I guess it just says that the effect you're citing is what keeps the middle- and low-level politicians from breaking ranks. But the people who are calling the shots in this, the people at the top, are not caught in this bind you mention. Because they've created for themselves a set of rules where none of this matters. All that matters is whether they satisfy the personal whims of a few deep pocket campaign funders, and beyond that nothing matters at all. And clearly they are satisfying those people.
Such a well written measured calm post. Thank you for that. I am on pins and needles here with curiosity about this budget passing or not before midnight. Right now the Republican caucus is meeting to hear the last deal. I wonder if they have to vote on that among themselves and if the tea party ones will buck it. Such an interesting situation. More to come I am sure as the next two years sweep around us like muddy water.
I think the high-ranking Republicans are as caught in the web as the freshmen, here, Kent, because GOP is at best a cobbled-together coalition. So to rise to the Speaker's chair in today's GOP, you have to throw a tax cut bone to the Tea Party and a Planned Parenthood bone to the social conservatives. You can't, as a leader, tell your freshmen that they don't understand how things are run because then they turn on you -- as Boehner will find out, if the Tea Party rises against his eventual compromise and kicks him out of the Speaker's seat.

It's the inevitable and constant change demanded within a party that campaigns against the very power it seeks. To tell your new members that they don't know what they're doing proves their points: everyone old is too stuck in their ways to really make change and needs to go. (And on, and on, and on). They could take a stand, you're right, and they should -- but the minute they do, in this party, they'll be gone.

I'm interested to see what Speaker Cantor will be like.
This whole tawdry spectacle is so nauseating that I'm just glad to be in Mexico not being able to watch F*x News, etc. blather on about Congress. Since Barack Obama's State of the Union speech, I said some time ago that this whole session of Congress is nothing more than a disastrous clown show. And the reality is, that a shutdown of the government really doesn't amount to a hill of beans.

Where is H.L. Mencken now that we really need him?
I guess the shutdown has been averted.

Is that “Speaker Cantor” thing a joke? I've seen speculation about it in the past, but did something happen? If so, I missed it.
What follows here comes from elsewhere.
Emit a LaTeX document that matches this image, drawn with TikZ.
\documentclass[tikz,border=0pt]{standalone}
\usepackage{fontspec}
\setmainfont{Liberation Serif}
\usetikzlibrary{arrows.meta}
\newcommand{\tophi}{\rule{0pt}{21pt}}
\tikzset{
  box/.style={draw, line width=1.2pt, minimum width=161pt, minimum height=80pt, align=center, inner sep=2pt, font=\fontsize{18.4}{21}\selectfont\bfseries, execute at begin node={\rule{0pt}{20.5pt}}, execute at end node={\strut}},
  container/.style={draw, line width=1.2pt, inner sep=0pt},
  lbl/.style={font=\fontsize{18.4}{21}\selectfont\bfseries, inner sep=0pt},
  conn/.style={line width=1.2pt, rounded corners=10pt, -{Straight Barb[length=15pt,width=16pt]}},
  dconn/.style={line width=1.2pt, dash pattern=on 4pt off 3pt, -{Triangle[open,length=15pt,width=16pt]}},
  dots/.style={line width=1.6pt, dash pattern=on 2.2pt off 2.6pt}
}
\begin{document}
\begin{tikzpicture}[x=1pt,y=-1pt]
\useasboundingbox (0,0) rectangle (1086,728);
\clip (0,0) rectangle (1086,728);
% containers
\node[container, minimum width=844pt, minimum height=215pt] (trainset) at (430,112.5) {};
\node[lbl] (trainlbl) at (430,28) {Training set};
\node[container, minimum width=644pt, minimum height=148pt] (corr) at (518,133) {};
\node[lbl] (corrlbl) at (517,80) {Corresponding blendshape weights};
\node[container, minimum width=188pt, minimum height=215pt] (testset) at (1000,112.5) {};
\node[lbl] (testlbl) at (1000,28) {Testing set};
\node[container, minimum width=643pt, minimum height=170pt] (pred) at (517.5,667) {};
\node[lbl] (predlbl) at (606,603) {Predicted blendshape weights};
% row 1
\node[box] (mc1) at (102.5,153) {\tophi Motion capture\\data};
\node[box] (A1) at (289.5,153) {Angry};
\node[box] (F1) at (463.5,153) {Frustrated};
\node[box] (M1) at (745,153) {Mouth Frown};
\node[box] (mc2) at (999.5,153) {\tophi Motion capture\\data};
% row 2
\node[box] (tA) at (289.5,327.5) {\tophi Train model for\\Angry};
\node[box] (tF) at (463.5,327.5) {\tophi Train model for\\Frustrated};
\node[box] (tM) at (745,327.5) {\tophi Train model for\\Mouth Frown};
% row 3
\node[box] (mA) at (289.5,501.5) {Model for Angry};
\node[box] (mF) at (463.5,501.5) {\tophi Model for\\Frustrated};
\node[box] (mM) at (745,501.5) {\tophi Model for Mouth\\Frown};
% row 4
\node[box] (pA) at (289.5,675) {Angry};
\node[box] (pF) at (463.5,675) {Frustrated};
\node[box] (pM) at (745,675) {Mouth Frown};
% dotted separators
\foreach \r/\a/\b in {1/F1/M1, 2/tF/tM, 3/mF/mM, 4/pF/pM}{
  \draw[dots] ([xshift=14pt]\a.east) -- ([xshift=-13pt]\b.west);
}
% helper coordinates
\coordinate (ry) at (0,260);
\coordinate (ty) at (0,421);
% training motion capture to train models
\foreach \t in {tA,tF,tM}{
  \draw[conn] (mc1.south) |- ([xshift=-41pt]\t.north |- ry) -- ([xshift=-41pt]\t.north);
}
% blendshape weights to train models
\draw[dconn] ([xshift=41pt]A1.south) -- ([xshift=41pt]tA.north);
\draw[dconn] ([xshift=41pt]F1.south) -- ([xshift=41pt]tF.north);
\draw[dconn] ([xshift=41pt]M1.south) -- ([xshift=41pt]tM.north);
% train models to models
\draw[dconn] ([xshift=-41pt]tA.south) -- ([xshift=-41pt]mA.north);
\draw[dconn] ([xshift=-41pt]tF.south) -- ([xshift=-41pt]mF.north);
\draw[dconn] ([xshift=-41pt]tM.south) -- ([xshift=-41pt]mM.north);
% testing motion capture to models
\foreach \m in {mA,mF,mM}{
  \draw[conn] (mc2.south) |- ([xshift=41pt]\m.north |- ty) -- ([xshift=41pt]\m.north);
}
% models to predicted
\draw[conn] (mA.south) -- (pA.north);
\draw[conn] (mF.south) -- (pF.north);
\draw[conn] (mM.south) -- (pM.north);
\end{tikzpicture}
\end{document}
Yes, it's true that the freshmen were elected to shake things up, though I guess that's a tricky balance. I certainly expect if something bad happens those same people will find a lot of blame falling their way and the old-timers will escape the blame.
Excellent systematic analysis. Thank you Saturn!
Saturn, I love any post that aptly quotes Orwell's marvelous Shooting an Elephant. And you're spot on re the ludicrous promises made by some of the anti-government crowd. Profound ignorance, and proud of it, are tough qualities to deal with. By now they've cobbled together some patchwork deal where the right take out their anti-abortion furies on D.C. Thanks very much for this post.
saturn, your comment to kent is spot on. and eric kantor will be ready to burn the building down to prove that it was flammable. he is far, far more ambitious and opportunistic and in the game for himself, and if he has a chance because the tea partiers toss boehner out, he'll jump at it. the only plus - maybe if they're even *more* radical than now, the dems will be motivated to fight back, like what happened in the wisconsin supreme court election earlier this week. i can only hope.
Cogent as always Saturn, thank you for the analyses.
what you haven't figured out is that the system generated this result. you can change the system, or you can pretend "if people just behaved better, wouldn't the world be nice?"
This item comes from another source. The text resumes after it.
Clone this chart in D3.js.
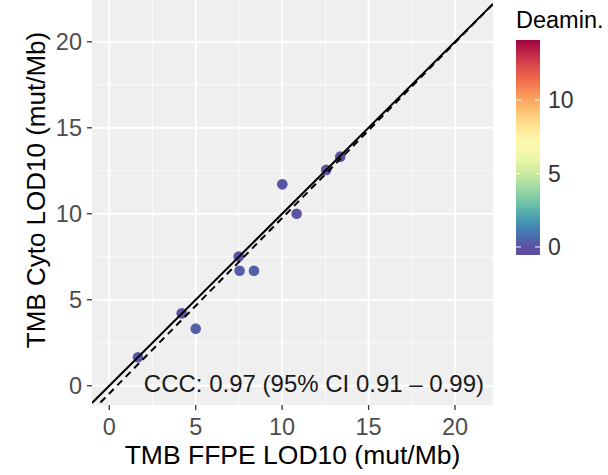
<!DOCTYPE html>
<html>
<head>
<meta charset="utf-8">
<script src="https://cdn.jsdelivr.net/npm/d3@7"></script>
<style>
  html, body { margin: 0; padding: 0; background: #fff; }
  svg { display: block; font-family: "Liberation Sans", Arial, Helvetica, sans-serif; }
</style>
</head>
<body>
<svg id="chart" width="608" height="475"></svg>
<script>
// TMB measured on FFPE vs cytology samples (mut/Mb), coloured by deamination score
const tmbFFPE = [1.66, 4.19, 5.0, 7.49, 7.54, 8.37, 10.01, 10.84, 12.55, 13.36];
const tmbCyto = [1.66, 4.21, 3.32, 7.51, 6.69, 6.69, 11.71, 10.0, 12.55, 13.32];
const deamin  = [0.2, 0.1, 0.4, 0.1, 0.3, 0.4, 0.1, 0.1, 0.1, 0.1];

const axisTicks = [0, 5, 10, 15, 20];
const minorTicks = [2.5, 7.5, 12.5, 17.5];
const legendTicks = [0, 5, 10];
const deaminRange = [-0.55, 14.1];

// concordance fit line (slope, intercept)
const fitLine = [1.02, -0.45];
const annotation = "CCC: 0.97 (95% CI 0.91 \u2013 0.99)";

const svg = d3.select("#chart");

const x = d3.scaleLinear().domain([-1.0, 22.2]).range([92, 493]);
const y = d3.scaleLinear().domain([-1.12, 22.43]).range([405, 0]);
const color = d3.scaleSequential(t => d3.interpolateSpectral(1 - t))
  .domain([0, deaminRange[1]]).clamp(true);

const [x0, x1] = x.range();
const [yb, yt] = y.range();

// panel
svg.append("rect")
  .attr("x", x0).attr("y", yt)
  .attr("width", x1 - x0).attr("height", yb - yt)
  .attr("fill", "#EFEFEF");

svg.append("clipPath").attr("id", "panel")
  .append("rect").attr("x", x0).attr("y", yt)
  .attr("width", x1 - x0).attr("height", yb - yt);

const grid = svg.append("g").attr("clip-path", "url(#panel)");
grid.selectAll(".vminor").data(minorTicks).join("line")
  .attr("x1", d => x(d)).attr("x2", d => x(d)).attr("y1", yt).attr("y2", yb)
  .attr("stroke", "#fafafa").attr("stroke-width", 1);
grid.selectAll(".hminor").data(minorTicks).join("line")
  .attr("y1", d => y(d)).attr("y2", d => y(d)).attr("x1", x0).attr("x2", x1)
  .attr("stroke", "#fafafa").attr("stroke-width", 1);
grid.selectAll(".vmajor").data(axisTicks).join("line")
  .attr("x1", d => x(d)).attr("x2", d => x(d)).attr("y1", yt).attr("y2", yb)
  .attr("stroke", "#fff").attr("stroke-width", 2);
grid.selectAll(".hmajor").data(axisTicks).join("line")
  .attr("y1", d => y(d)).attr("y2", d => y(d)).attr("x1", x0).attr("x2", x1)
  .attr("stroke", "#fff").attr("stroke-width", 2);

// points
const pts = tmbFFPE.map((v, i) => ({ fx: v, cy: tmbCyto[i], d: deamin[i] }));
grid.selectAll("circle").data(pts).join("circle")
  .attr("cx", d => x(d.fx)).attr("cy", d => y(d.cy)).attr("r", 5.3)
  .attr("fill", d => color(d.d));

// identity line and fitted line
const xs = x.domain();
grid.append("line")
  .attr("x1", x(xs[0])).attr("y1", y(xs[0]))
  .attr("x2", x(xs[1])).attr("y2", y(xs[1]))
  .attr("stroke", "#000").attr("stroke-width", 2);
grid.append("line")
  .attr("x1", x(xs[0])).attr("y1", y(fitLine[0] * xs[0] + fitLine[1]))
  .attr("x2", x(xs[1])).attr("y2", y(fitLine[0] * xs[1] + fitLine[1]))
  .attr("stroke", "#000").attr("stroke-width", 2)
  .attr("stroke-dasharray", "7,5");

// annotation
svg.append("text")
  .attr("x", 484).attr("y", 392)
  .attr("text-anchor", "end")
  .attr("font-size", 24).attr("fill", "#1a1a1a")
  .text(annotation);

// x axis
const xAxis = svg.append("g");
xAxis.selectAll("line").data(axisTicks).join("line")
  .attr("x1", d => x(d)).attr("x2", d => x(d)).attr("y1", yb).attr("y2", yb + 5)
  .attr("stroke", "#333").attr("stroke-width", 1.3);
xAxis.selectAll("text").data(axisTicks).join("text")
  .attr("x", d => x(d)).attr("y", 435)
  .attr("text-anchor", "middle").attr("font-size", 23.5).attr("fill", "#4D4D4D")
  .text(d => d);

// y axis
const yAxis = svg.append("g");
yAxis.selectAll("line").data(axisTicks).join("line")
  .attr("y1", d => y(d)).attr("y2", d => y(d)).attr("x1", x0 - 5).attr("x2", x0)
  .attr("stroke", "#333").attr("stroke-width", 1.3);
yAxis.selectAll("text").data(axisTicks).join("text")
  .attr("x", x0 - 10).attr("y", d => y(d))
  .attr("dy", "0.36em")
  .attr("text-anchor", "end").attr("font-size", 23.5).attr("fill", "#4D4D4D")
  .text(d => d);

// axis titles
svg.append("text")
  .attr("x", (x0 + x1) / 2).attr("y", 464)
  .attr("text-anchor", "middle").attr("font-size", 26.5).attr("fill", "#000")
  .text("TMB FFPE LOD10 (mut/Mb)");
svg.append("text")
  .attr("transform", "translate(45,190) rotate(-90)")
  .attr("text-anchor", "middle").attr("font-size", 26).attr("fill", "#000")
  .text("TMB Cyto LOD10 (mut/Mb)");

// colour bar legend
const lg = svg.append("g");
const ly = d3.scaleLinear().domain(deaminRange).range([255, 40]);
const barX = 516, barW = 24;
const grad = svg.append("defs").append("linearGradient")
  .attr("id", "deaminGrad").attr("x1", 0).attr("x2", 0).attr("y1", 1).attr("y2", 0);
grad.selectAll("stop").data(d3.range(0, 1.0001, 0.04)).join("stop")
  .attr("offset", t => t)
  .attr("stop-color", t => color(deaminRange[0] + t * (deaminRange[1] - deaminRange[0])));

lg.append("text")
  .attr("x", barX).attr("y", 28)
  .attr("font-size", 23.5).attr("fill", "#000")
  .text("Deamin.");
lg.append("rect")
  .attr("x", barX).attr("y", ly(deaminRange[1]))
  .attr("width", barW).attr("height", ly(deaminRange[0]) - ly(deaminRange[1]))
  .attr("fill", "url(#deaminGrad)");
lg.selectAll(".tl").data(legendTicks).join("line")
  .attr("x1", barX).attr("x2", barX + 5)
  .attr("y1", d => ly(d)).attr("y2", d => ly(d))
  .attr("stroke", "#fff").attr("stroke-width", 1);
lg.selectAll(".tr").data(legendTicks).join("line")
  .attr("x1", barX + barW - 5).attr("x2", barX + barW)
  .attr("y1", d => ly(d)).attr("y2", d => ly(d))
  .attr("stroke", "#fff").attr("stroke-width", 1);
lg.selectAll("text.lab").data(legendTicks).join("text")
  .attr("class", "lab")
  .attr("x", barX + barW + 8).attr("y", d => ly(d))
  .attr("dy", "0.36em")
  .attr("font-size", 23).attr("fill", "#333")
  .text(d => d);
</script>
</body>
</html>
changing the system is hard. changing human nature is impossible.

it's not the politicians that are at fault. they are dealing with the world in front of them. it pays them to do things you don't like. if you won't change the system, you won't get a good result.
Our country is being run by overgrown teenagers that can’t stand up to the crowd.
But in the end, they made a deal.
My question is when the Democrats are going to talk about taxing corporations (like GE, which pays zero tax) and the ultra-rich. And about reinstating the estate tax. And about ending wars in Iraq, Afghanistan, Pakistan and Libya - which a large percentage of Americans oppose.
Will someone please tell me that Obama did not go to the Lincoln Memorial today to celebrate. Of all the comedians in the drama, he's clearly the funniest. Even the always reliable Nancy Pelosi had the good judgment to get out of town.
Wow. You totally overlook the fact that the Repugnican Tea Party traitors got a $38.5 billion budget cut when the Dems were squawking at a $10 billion cut. The Repugnicans demanded far more than they knew they'd probably get -- and the result is that they still got far more than they should have.

In light of this, yes, it WAS a major cave-in on the part of Obama and the Democrats, who should have allowed a shutdown instead of blinking.

The Repugnicans' stated goal is to shrink the U.S. government to the size that it can be drowned in a bathtub.

Obama and the Dems are helping them to incremenally realize their goal, hiding behind their claims of "compromise" and "bipartisanship" (which the Repugnican Tea Party traitors know nothing about).

While Obama and his supporters pat themselves on the pack for their "compromise" and "bipartisanship," the rich continue to get richer and the poor continue to get poorer.

Oh, well. There isn't much more of the store for the Democrats to give away, so political debate will be moot soon anyway.
From where I sat, John Boehner was the winner in this tug of war. The republicans won in November for a reason....the American people are looking to them to step up to the plate and cut spending!